Yes, with 60 GCSEs between them, not one of them had found the answer to this most tricky of life’s problems. The final hurdle was swimwear shopping.
Lest we forget, in 1990 there was no such thing as buying the tops and bottoms separately, bra sized bikini tops didn’t exist and the use of lycra and padding was limited. As if that wasn’t bad enough, many shops still had communal fitting rooms. My friend Kerry actually made her own bikinis at university in the early 80s – can you imagine? I didn’t think students even made their own bed. I’d like to take a moment to be thankful for how far we’ve come in the last twenty years (curtains to hide behind! Underwiring! Relaxed refund policies!) and yet shopping for beachwear is still for many the most dreaded task of all.

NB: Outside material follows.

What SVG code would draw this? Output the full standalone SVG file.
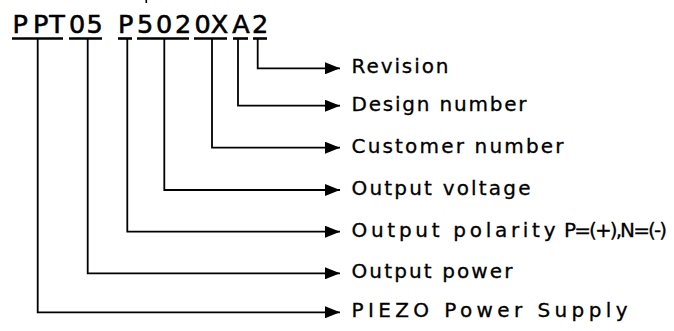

This year, (holidaying with the boyfriend for the first time after all – you recall the holdall saga, right?) I made all my bikini purchases from the comfort of my own home where I tried them on, adjusted the straps and ties to my heart’s content, jumped up and down in them and experimented with poses in them. All in flattering lighting and without the commentary from my three year old who thinks it’s helpful to point out spots, bruises and anything on the body that moves independently. So avoiding high street fitting rooms would be my first suggestion and here are a few pointers that might ease the pain:
1. Go for ruffles and frills if you’re flat of chest and want to add an inch or two
2. Obvs avoid the above along with bandeau or triangle styles if you’re top heavy
3. All in one styles with side panels are hugely slimming but avoid if you have a long body and short legs.
4. Moulded or lightly padded tops keep their shape better but also take longer to dry.
5. Always have a pair of black bikini bottoms on hand as almost any top can be worn with them. I’m not a fan of the mismatched look but if it’s good enough for Mossy…
6. Don’t forget if you must sit on the shore for hours on end with the waves gently going back and forth, when you finally get up chances are your gusset will have filled with sand so that when you stand up your bikini bottoms will be so heavy with the extra weight they will sag in a most unfeminine manner. This has never happened to me of course.
Oh and if you were wondering what happened to the six lovely ladies, well such was their swimwear panic, they all bought a variation on the safe black swimsuit theme. They spent the fortnight lying in a hungover row on the beach like a Greek island version of a Robert Palmer video.